Covering every aspect of Churchill's life when he was successively Secretary of State for War and Secretary of State for the Colonies, Martin Gilbert has also drawn material from the Churchill Papers, now at Churchill College, Cambridge, and from many other archival sources, both private and public.
For Churchill, this period was dominated by the search for peace and reconciliation in Ireland, the establishment of a Jewish National Home in Palestine, the intensification of conflict with Turkey, and the political crisis that ended the peacetime coalition and Churchill's own ministerial career. On a personal level, the death of his mother and his young daughter Marigold was a time of great sadness and reflection. Clementine Churchill was an ever-present source of comfort and advice. And the purchase of a house in the Kent countryside--Chartwell--opened up new vistas.
About the Author: Sir Martin Gilbert was born in England in 1936. He is a graduate of Oxford University, from which he holds a Doctorate of Letters, and is an Honorary Fellow of Merton College, Oxford.

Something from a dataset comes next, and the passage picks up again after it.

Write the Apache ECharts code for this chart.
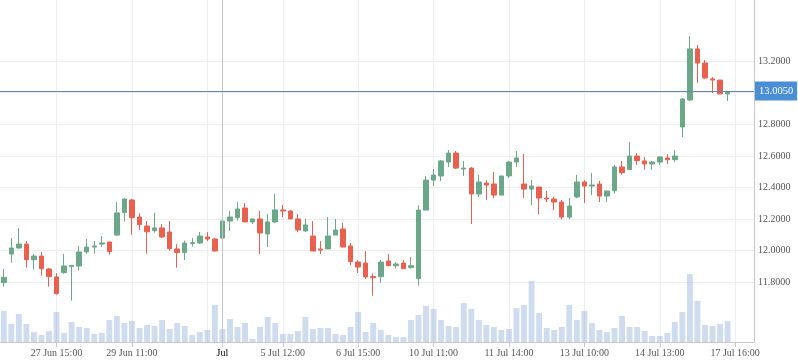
<!DOCTYPE html>
<html>
<head>
<meta charset="utf-8">
<script src="https://cdn.jsdelivr.net/npm/echarts@6/dist/echarts.min.js"></script>
<style>html,body{margin:0;padding:0;background:#fff}#c{width:798px;height:363px}</style>
</head>
<body>
<div id="c"></div>
<script>
const categories = [
'26 Jun 15:00','26 Jun 16:00',
'27 Jun 10:00','27 Jun 11:00','27 Jun 12:00','27 Jun 13:00','27 Jun 14:00','27 Jun 15:00','27 Jun 16:00',
'28 Jun 10:00','28 Jun 11:00','28 Jun 12:00','28 Jun 13:00','28 Jun 14:00','28 Jun 15:00','28 Jun 16:00',
'29 Jun 10:00','29 Jun 11:00','29 Jun 12:00','29 Jun 13:00','29 Jun 14:00','29 Jun 15:00','29 Jun 16:00',
'30 Jun 10:00','30 Jun 11:00','30 Jun 12:00','30 Jun 13:00','30 Jun 14:00','30 Jun 15:00',
'3 Jul 10:00','3 Jul 11:00','3 Jul 12:00','3 Jul 13:00','3 Jul 14:00','3 Jul 15:00',
'5 Jul 10:00','5 Jul 11:00','5 Jul 12:00','5 Jul 13:00','5 Jul 14:00','5 Jul 15:00','5 Jul 16:00',
'6 Jul 10:00','6 Jul 11:00','6 Jul 12:00','6 Jul 13:00','6 Jul 14:00','6 Jul 15:00','6 Jul 16:00',
'7 Jul 10:00','7 Jul 11:00','7 Jul 12:00','7 Jul 13:00','7 Jul 14:00','7 Jul 15:00','7 Jul 16:00',
'10 Jul 10:00','10 Jul 11:00','10 Jul 12:00','10 Jul 13:00','10 Jul 14:00','10 Jul 15:00','10 Jul 16:00',
'11 Jul 10:00','11 Jul 11:00','11 Jul 12:00','11 Jul 13:00','11 Jul 14:00','11 Jul 15:00','11 Jul 16:00',
'12 Jul 10:00','12 Jul 11:00','12 Jul 12:00','12 Jul 13:00','12 Jul 14:00','12 Jul 15:00','12 Jul 16:00',
'13 Jul 10:00','13 Jul 11:00','13 Jul 12:00','13 Jul 13:00','13 Jul 14:00','13 Jul 15:00','13 Jul 16:00',
'14 Jul 10:00','14 Jul 11:00','14 Jul 12:00','14 Jul 13:00','14 Jul 14:00','14 Jul 15:00','14 Jul 16:00',
'17 Jul 10:00','17 Jul 11:00','17 Jul 12:00','17 Jul 13:00','17 Jul 14:00','17 Jul 15:00','17 Jul 16:00',
'18 Jul 10:00','18 Jul 11:00'
];

// [open, close, low, high]
const ohlc = [
[11.798,11.831,11.772,11.884],[11.979,12.017,11.924,12.080],[12.017,12.042,12.011,12.144],[12.042,11.943,11.893,12.061],
[11.943,11.966,11.880,11.979],[11.966,11.886,11.842,11.992],[11.884,11.836,11.772,11.890],[11.834,11.728,11.722,11.859],
[11.861,11.903,11.855,11.979],[11.899,11.907,11.684,11.907],[11.903,11.992,11.874,12.030],[11.992,12.023,11.981,12.074],
[12.023,12.030,11.981,12.061],[12.042,12.049,12.023,12.093],[12.055,11.994,11.975,12.055],[12.099,12.239,12.093,12.308],
[12.241,12.327,12.184,12.334],[12.321,12.209,12.101,12.327],[12.213,12.165,12.131,12.237],[12.156,12.120,11.981,12.188],
[12.127,12.144,12.114,12.239],[12.144,12.087,12.080,12.169],[12.118,12.013,12.000,12.188],[12.011,11.988,11.893,12.042],
[11.988,12.049,11.941,12.064],[12.045,12.051,12.026,12.080],[12.049,12.093,12.042,12.118],[12.087,12.074,12.061,12.118],
[12.074,11.998,11.998,12.080],[12.080,12.188,12.064,12.258],[12.188,12.213,12.125,12.251],[12.209,12.264,12.190,12.308],
[12.270,12.182,12.182,12.302],[12.182,12.201,12.169,12.201],[12.201,12.112,11.979,12.251],[12.106,12.182,12.023,12.232],
[12.182,12.258,12.175,12.359],[12.258,12.251,12.213,12.289],[12.251,12.201,12.201,12.258],[12.201,12.131,12.118,12.232],
[12.125,12.163,12.118,12.201],[12.093,11.998,11.998,12.188],[12.011,12.004,11.979,12.061],[12.011,12.093,12.011,12.213],
[12.099,12.131,12.099,12.201],[12.137,12.023,12.023,12.175],[12.030,11.931,11.910,12.049],[11.928,11.897,11.859,11.941],
[11.922,11.834,11.821,11.998],[11.836,11.829,11.715,11.857],[11.836,11.928,11.797,11.941],[11.935,11.905,11.905,11.979],
[11.905,11.916,11.886,11.928],[11.922,11.886,11.886,11.941],[11.893,11.905,11.886,11.960],[11.823,12.257,11.779,12.287],
[12.257,12.447,12.257,12.473],[12.447,12.479,12.409,12.517],[12.473,12.568,12.441,12.574],[12.561,12.618,12.530,12.637],
[12.618,12.523,12.517,12.631],[12.517,12.523,12.473,12.568],[12.523,12.359,12.169,12.530],[12.359,12.435,12.340,12.479],
[12.428,12.416,12.321,12.447],[12.422,12.352,12.333,12.498],[12.352,12.473,12.352,12.473],[12.473,12.561,12.460,12.568],
[12.561,12.587,12.530,12.631],[12.422,12.390,12.333,12.612],[12.390,12.409,12.289,12.447],[12.403,12.333,12.232,12.403],
[12.333,12.327,12.308,12.378],[12.327,12.308,12.257,12.340],[12.308,12.213,12.201,12.321],[12.213,12.283,12.201,12.333],
[12.340,12.435,12.333,12.479],[12.435,12.409,12.302,12.447],[12.409,12.416,12.352,12.492],[12.422,12.346,12.308,12.441],
[12.346,12.378,12.308,12.378],[12.380,12.530,12.361,12.542],[12.530,12.494,12.481,12.568],[12.513,12.599,12.513,12.688],
[12.599,12.570,12.542,12.618],[12.568,12.549,12.513,12.593],[12.549,12.561,12.513,12.568],[12.561,12.593,12.542,12.599],
[12.587,12.576,12.549,12.612],[12.576,12.599,12.561,12.637],[12.783,12.960,12.720,12.966],[12.954,13.277,12.947,13.359],
[13.277,13.188,13.061,13.302],[13.188,13.093,13.087,13.207],[13.087,13.080,12.998,13.099],[13.080,12.992,12.992,13.080],
[12.992,13.005,12.947,13.007]
];

const volumes = [
31,18,28,18,10,7,11,30,9,20,15,14,8,9,22,26,19,21,14,17,16,22,13,19,16,7,10,12,37,13,
23,15,19,3,15,25,19,8,8,11,25,13,14,14,8,7,15,30,10,19,12,7,5,5,22,27,36,33,22,16,
15,39,33,22,17,15,12,13,34,37,61,29,14,12,15,37,22,31,19,12,10,14,26,15,15,11,6,6,9,20,
30,68,41,17,16,18,21
];

const labelIndices = [7, 17, 29, 37, 47, 57, 67, 77, 87, 97];
const splitIndices = [7, 17, 27, 37, 47, 57, 67, 77, 87, 97];
const monthMarkerIndex = 29;
const monthMarkerLabel = 'Jul';
const priceTicks = { min: 11.8, max: 13.2, step: 0.2 };
const lastPrice = 13.005;

const FONT = 'Liberation Serif';
const UP = '#6aa889', DOWN = '#e9604e';

const chart = echarts.init(document.getElementById('c'), null, { renderer: 'canvas' });
chart.setOption({
  animation: false,
  backgroundColor: '#fff',
  grid: [
    { left: 0, right: 44, top: 0, bottom: 21 },
    { left: 0, right: 44, top: 61.1, bottom: 80.7 }
  ],
  xAxis: [
    {
      type: 'category', gridIndex: 0, data: categories, boundaryGap: true,
      axisLine: { show: true, lineStyle: { color: '#c8c8c8' } },
      axisTick: { show: true, alignWithLabel: true, length: 5, lineStyle: { color: '#c8c8c8' },
        interval: (i) => labelIndices.indexOf(i) >= 0 },
      axisLabel: {
        interval: (i) => labelIndices.indexOf(i) >= 0,
        margin: 6, fontSize: 10, fontFamily: FONT, color: '#555',
        formatter: (v, i) => i === monthMarkerIndex ? '{m|' + monthMarkerLabel + '}' : v,
        rich: { m: { fontSize: 10, fontFamily: FONT, color: '#000' } }
      },
      splitLine: { show: true, alignWithLabel: true, interval: (i) => splitIndices.indexOf(i) >= 0,
        lineStyle: { color: '#eeeeee' } }
    },
    {
      type: 'category', gridIndex: 1, data: categories, boundaryGap: true, show: false
    }
  ],
  yAxis: [
    {
      type: 'value', gridIndex: 0, position: 'right', min: 0, max: 342,
      axisLine: { show: true, lineStyle: { color: '#c8c8c8' } },
      axisTick: { show: false }, axisLabel: { show: false }, splitLine: { show: false }
    },
    {
      type: 'value', gridIndex: 1, position: 'right', min: priceTicks.min, max: priceTicks.max, interval: priceTicks.step,
      axisLine: { show: false }, axisTick: { show: false },
      axisLabel: { margin: 4, fontSize: 10, fontFamily: FONT, color: '#555', formatter: (v) => v.toFixed(4) },
      splitLine: { show: true, lineStyle: { color: '#eeeeee' } }
    }
  ],
  series: [
    {
      type: 'bar', xAxisIndex: 0, yAxisIndex: 0, data: volumes, barWidth: '78%',
      itemStyle: { color: 'rgba(140,172,218,0.42)' }, silent: true,
      markLine: {
        silent: true, symbol: ['none', 'none'], label: { show: false },
        lineStyle: { color: '#c4c4c4', type: 'solid', width: 1 },
        data: [{ xAxis: categories[monthMarkerIndex] }]
      }
    },
    {
      type: 'candlestick', xAxisIndex: 1, yAxisIndex: 1, data: ohlc, barWidth: 5, clip: false,
      itemStyle: { color: UP, color0: DOWN, borderColor: UP, borderColor0: DOWN, borderWidth: 1 },
      markLine: {
        silent: true, symbol: ['none', 'none'],
        lineStyle: { color: '#5a86c0', type: 'solid', width: 1 },
        label: { show: true, position: 'end', distance: 1, formatter: () => lastPrice.toFixed(4),
          backgroundColor: '#4a8fd6', color: '#fff', padding: [4, 4], fontSize: 10.5, fontFamily: FONT },
        data: [{ yAxis: lastPrice }]
      }
    }
  ]
});
</script>
</body>
</html>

In 1962 he began work as one of Randolph Churchill's research assistants, and in 1968, after Randolph Churchill's death, he became the official biographer of Winston Churchill. Since then he has published six volumes of the Churchill biography, and has edited - to date - twelve volumes of Churchill documents. As a Distinguished Fellow at Hillsdale College, Michigan, he is currently completing the Churchill document volumes.
During forty-eight years of research and writing, Sir Martin has published eighty books, including The First World War, The Second World War, The Somme: The Heroism and Horror of War, D-Day, The Day the War Ended, and a three-volume History of the Twentieth Century. He has also written, as part of his series of ten historical atlases, Atlas of the First World War, and, most recently, Atlas of the Second World War.
Sir Martin's film and television work has included a documentary series on the life of Winston Churchill. His other published works include Churchill: A Photographic Portrait, In Search of Churchill, Churchill and America, and the single volume Churchill, A Life.